5/4 DB incident series

  1. When a cardinality=1 single-column index beats the compound index
  2. DB pool exhaustion cascade: do not mistake victim traces for causes
  3. Latent slow query incident: why “why today?” may have no clean answer
  4. 124 index anti-patterns found, 19 dropped — why the rest stayed
  5. JPA @Index is not prod DB index — 5 Entity-DB drift patterns

one cause many victim leak warnings

Introduction

When Apparent connection leak detected warnings fire from eight services, the intuitive reaction is: “we have eight leaks.” In a single-pool cascade, that intuition is often wrong. One path can be the cause; the rest can be victims.

This post describes how we separated cause from victim during the incident review.

Background / Problem

At the P0 moment, leak warnings appeared across eight service paths:

Source Warning count
User progress lookup 20
Catalog tree lazy load 11
Virtual task aggregation 6
Integrated status aggregation 4
User list lookup 3
Calendar schedule 2
Auth login / refresh 4
Notification scheduler 1

The first instinct was to audit transaction leaks in every domain. That would have turned into several days of unnecessary work.

Mechanism

HikariCP leakDetectionThreshold defaults to 0, meaning disabled. Our setting was 30 seconds.
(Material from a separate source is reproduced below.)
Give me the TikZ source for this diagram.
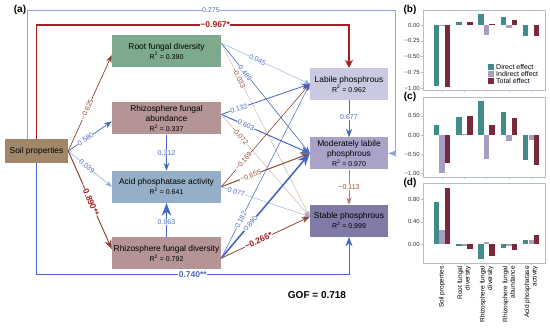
\documentclass[tikz,border=0pt]{standalone}
\usepackage{fontspec}
\setmainfont{Liberation Sans}
\usepackage{xcolor}
\usetikzlibrary{arrows.meta, positioning}

\definecolor{rootgreen}{HTML}{7DAA8C}
\definecolor{mauve}{HTML}{B49494}
\definecolor{acidblue}{HTML}{96AFC8}
\definecolor{soilbrown}{HTML}{A08769}
\definecolor{labilec}{HTML}{C9C9E2}
\definecolor{modc}{HTML}{ABA2CA}
\definecolor{stablec}{HTML}{7F7AA6}
\definecolor{posline}{HTML}{4466C4}
\definecolor{lightpos}{HTML}{8FA4DA}
\definecolor{negline}{HTML}{8A4634}
\definecolor{lightneg}{HTML}{C9AA98}
\definecolor{sigred}{HTML}{A3201E}
\definecolor{poslab}{HTML}{4A6DC0}
\definecolor{neglab}{HTML}{9A4A3A}
\definecolor{directc}{HTML}{3F8C88}
\definecolor{indirectc}{HTML}{A99CC2}
\definecolor{totalc}{HTML}{7B2838}
\definecolor{framec}{HTML}{B4BCD2}

\newcommand{\rsq}[1]{\\{\fontsize{7}{10}\selectfont R\textsuperscript{2} = #1}}

\begin{document}
\begin{tikzpicture}[
    x=1pt, y=-1pt,
    lbox/.style={rectangle, minimum width=109pt, minimum height=32pt,
        inner sep=1pt, align=center, font=\fontsize{8.4}{10}\selectfont},
    rbox/.style={lbox, minimum width=78pt},
    coef/.style={font=\fontsize{7}{8}\selectfont, fill=white, inner sep=0.4pt},
    pcoef/.style={coef, sloped, text=poslab},
    ncoef/.style={coef, sloped, text=neglab},
    scoef/.style={coef, sloped, font=\fontsize{8.5}{9}\selectfont\bfseries},
    vcoef/.style={coef, text=poslab},
    parrow/.style={draw=posline, -{Stealth[scale=1.25]}},
    narrow/.style={draw=negline, -{Stealth[scale=1.25]}},
    panel/.style={draw=framec, line width=0.6pt},
    ticklab/.style={font=\fontsize{6}{7}\selectfont, anchor=east, text=black!80, inner sep=1pt},
    xlab/.style={font=\fontsize{6.5}{7.5}\selectfont, rotate=90, anchor=east, align=right, inner sep=0pt},
    legtext/.style={font=\fontsize{7}{8}\selectfont, anchor=west, inner sep=0pt},
    paneltag/.style={font=\fontsize{10}{12}\selectfont\bfseries}
]
\useasboundingbox (0,0) rectangle (550,336);

% Panel (a): boxes
\node[paneltag] (taga) at (20,10) {(a)};
\node[lbox, fill=rootgreen] (root) at (166.5,51) {Root fungal diversity\rsq{0.390}};
\node[lbox, fill=mauve, below=35pt of root] (rfa) {Rhizosphere fungal\\abundance\rsq{0.337}};
\node[lbox, fill=acidblue, below=36pt of rfa] (acid) {Acid phosphatase activity\rsq{0.641}};
\node[lbox, fill=mauve, below=34pt of acid] (rfd) {Rhizosphere fungal diversity\rsq{0.792}};
\node[lbox, fill=soilbrown, minimum width=63pt, minimum height=24pt] (soil) at (36.5,151) {Soil properties};
\node[rbox, fill=labilec] (labile) at (349,84) {Labile phosphrous\rsq{0.962}};
\node[rbox, fill=modc, below=37pt of labile] (mod) {Moderately labile\\phosphrous\rsq{0.970}};
\node[rbox, fill=stablec, below=35pt of mod] (stable) {Stable phosphrous\rsq{0.999}};
\node[font=\fontsize{10}{12}\selectfont\bfseries] (gof) at (317,295) {GOF = 0.718};

% Outer paths
\draw[parrow, draw=lightpos, line width=0.9pt] ([xshift=-9.5pt]soil.north) |- node[pcoef, pos=0.75] {0.275} (395,10) |- (mod.east);
\draw[draw=sigred, line width=1.8pt, -{Stealth[length=8pt, width=8pt]}] (soil.north) |- node[scoef, text=sigred, pos=0.786] {−0.967*} (349,25) -- (labile.north);
\draw[parrow, line width=1pt] (soil.south) |- node[scoef, text=poslab, pos=0.75] {0.740**} (349,275) -- (stable.south);

% Soil properties to fungi
\draw[narrow, line width=0.7pt] (soil.east) -- node[ncoef, pos=0.43] {−0.625} ([yshift=-4pt]root.west);
\draw[parrow, line width=0.7pt] (soil.east) -- node[pcoef, pos=0.4] {0.580} ([yshift=-3pt]rfa.west);
\draw[parrow, draw=lightpos, line width=0.5pt] (soil.east) -- node[pcoef, pos=0.43] {0.039} (acid.west);
\draw[narrow, line width=1pt] (soil.east) -- node[scoef, text=sigred, pos=0.5] {−0.890**} ([yshift=4pt]rfd.west);

% Fungi to phosphorus fractions
\draw[parrow, draw=lightpos, line width=0.4pt] ([yshift=8pt]root.east) -- node[pcoef, pos=0.41] {0.045} (labile.west);
\draw[parrow, line width=0.6pt] ([yshift=8pt]root.east) -- node[pcoef, pos=0.27] {0.489} (mod.west);
\draw[narrow, draw=lightneg, line width=0.4pt] ([yshift=8pt]root.east) -- node[ncoef, pos=0.2] {−0.033} ([yshift=4pt]stable.west);
\draw[parrow, line width=0.8pt] ([yshift=4pt]rfa.east) -- node[pcoef, pos=0.2] {0.132} (labile.west);
\draw[parrow, line width=1pt] ([yshift=4pt]rfa.east) -- node[pcoef, pos=0.28] {0.603} (mod.west);
\draw[narrow, draw=lightneg, line width=0.4pt] ([yshift=4pt]rfa.east) -- node[ncoef, pos=0.21] {−0.072} ([yshift=4pt]stable.west);
\draw[narrow, line width=0.6pt] (acid.east) -- node[ncoef, pos=0.25] {−0.169} (labile.west);
\draw[narrow, line width=1pt] (acid.east) -- node[ncoef, pos=0.33] {−0.655} (mod.west);
\draw[parrow, draw=lightpos, line width=0.4pt] (acid.east) -- node[pcoef, pos=0.17] {0.077} ([yshift=4pt]stable.west);
\draw[parrow, line width=0.5pt] ([yshift=-5pt]rfd.east) -- node[pcoef, pos=0.22] {0.182} (labile.west);
\draw[parrow, line width=1.6pt] ([yshift=-5pt]rfd.east) -- node[pcoef, pos=0.33] {0.890} (mod.west);
\draw[narrow, line width=0.8pt] ([yshift=-5pt]rfd.east) -- node[scoef, text=sigred, pos=0.42] {−0.266*} ([yshift=4pt]stable.west);

% Vertical links
\draw[parrow, line width=0.7pt] (rfa) -- node[vcoef] {0.312} (acid);
\draw[parrow, line width=1.6pt] (rfd) -- node[vcoef, pos=0.45] {0.963} (acid);
\draw[parrow, line width=0.8pt] (labile) -- node[vcoef, pos=0.45] {0.677} (mod);
\draw[narrow, draw=negline!70, line width=0.6pt] (mod) -- node[vcoef, text=neglab] {−0.113} (stable);

% Panel (b): labile phosphrous
\node[paneltag] (tagb) at (410,10) {(b)};
\draw[panel] (423,10) rectangle (545,90);
\foreach \v/\lab [count=\n] in {0/0.00, -0.25/−0.25, -0.5/−0.50, -0.75/−0.75, -1/−1.00}
    \draw[framec] (423,{25-63*\v}) -- ++(-2,0) node[ticklab] (tb\n) {\lab};
\foreach \k in {0,...,4}
    \draw[framec] ({442+22.3*\k},90) -- ++(0,2);
\foreach \d/\i/\t [count=\k from 0] in {-0.967/-0.01/-0.977, 0.045/0/0.045, 0.182/-0.16/0.022, 0.132/-0.05/0.082, -0.169/0/-0.169} {
    \fill[directc] ({433.8+22.3*\k},25) rectangle ++(5.4,{-63*(\d)});
    \fill[indirectc] ({439.3+22.3*\k},25) rectangle ++(5.4,{-63*(\i)});
    \fill[totalc] ({444.8+22.3*\k},25) rectangle ++(5.4,{-63*(\t)});
}
\foreach \c/\lab [count=\n from 0] in {directc/Direct effect, indirectc/Indirect effect, totalc/Total effect} {
    \fill[\c] (488,{64+7*\n}) rectangle ++(6,6);
    \node[legtext] (leg\n) at (496,{67+7*\n}) {\lab};
}

% Panel (c): moderately labile phosphrous
\node[paneltag] (tagc) at (410,97) {(c)};
\draw[panel] (423,97) rectangle (545,177);
\foreach \v/\lab [count=\n] in {0.5/0.50, 0/0.00, -0.5/−0.50, -1/−1.00}
    \draw[framec] (423,{135-38.5*\v}) -- ++(-2,0) node[ticklab] (tc\n) {\lab};
\foreach \k in {0,...,4}
    \draw[framec] ({442+22.3*\k},177) -- ++(0,2);
\foreach \d/\i/\t [count=\k from 0] in {0.27/-0.99/-0.72, 0.46/0.03/0.49, 0.89/-0.63/0.26, 0.60/-0.16/0.44, -0.655/-0.12/-0.78} {
    \fill[directc] ({433.8+22.3*\k},135) rectangle ++(5.4,{-38.5*(\d)});
    \fill[indirectc] ({439.3+22.3*\k},135) rectangle ++(5.4,{-38.5*(\i)});
    \fill[totalc] ({444.8+22.3*\k},135) rectangle ++(5.4,{-38.5*(\t)});
}

% Panel (d): stable phosphrous
\node[paneltag] (tagd) at (410,183) {(d)};
\draw[panel] (423,183) rectangle (545,263);
\foreach \v/\lab [count=\n] in {0.8/0.80, 0.4/0.40, 0/0.00}
    \draw[framec] (423,{244-55.5*\v}) -- ++(-2,0) node[ticklab] (td\n) {\lab};
\foreach \k in {0,...,4}
    \draw[framec] ({442+22.3*\k},263) -- ++(0,2);
\foreach \d/\i/\t [count=\k from 0] in {0.76/0.25/1.01, -0.03/-0.04/-0.09, -0.27/0.04/-0.22, -0.07/-0.03/-0.10, 0.077/0.08/0.16} {
    \fill[directc] ({433.8+22.3*\k},244) rectangle ++(5.4,{-55.5*(\d)});
    \fill[indirectc] ({439.3+22.3*\k},244) rectangle ++(5.4,{-55.5*(\i)});
    \fill[totalc] ({444.8+22.3*\k},244) rectangle ++(5.4,{-55.5*(\t)});
}

% Predictor labels
\node[xlab] (xl0) at (442,266) {Soil properties};
\node[xlab] (xl1) at (464.3,266) {Root fungal\\diversity};
\node[xlab] (xl2) at (486.6,266) {Rhizosphere fungal\\diversity};
\node[xlab] (xl3) at (508.9,266) {Rhizosphere fungal\\abundance};
\node[xlab] (xl4) at (531.2,266) {Acid phosphatase\\activity};

\end{tikzpicture}
\end{document}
The warning means: a borrowed connection has not been returned within the threshold. It does not necessarily mean the code forgot to close a connection.

In this incident:

  • Several concurrent executions of the same slow path held connections for too long.
  • The pool became saturated.
  • Other requests waited for connections or ran under heavy DB CPU pressure.
  • Normal queries also crossed the 30-second threshold.
  • Those normal paths emitted their own stack traces as leak warnings.

Connection pool cascade diagram

Cause / Victim Rule

For each warning source:

EXPLAIN [that query];
-- then measure standalone runtime on prod-like data
  • Fast alone: victim of the cascade.
  • Slow alone: possible independent cause.

The result was simple: one slow query was the cause; the rest were victims. Fixing the one index problem removed the entire warning spread the next day, even with higher traffic.

Cause victim check loop

Lessons

Distributed signals do not imply distributed causes

The same incident can generate many stack traces. Treat them as evidence, not as separate tickets by default.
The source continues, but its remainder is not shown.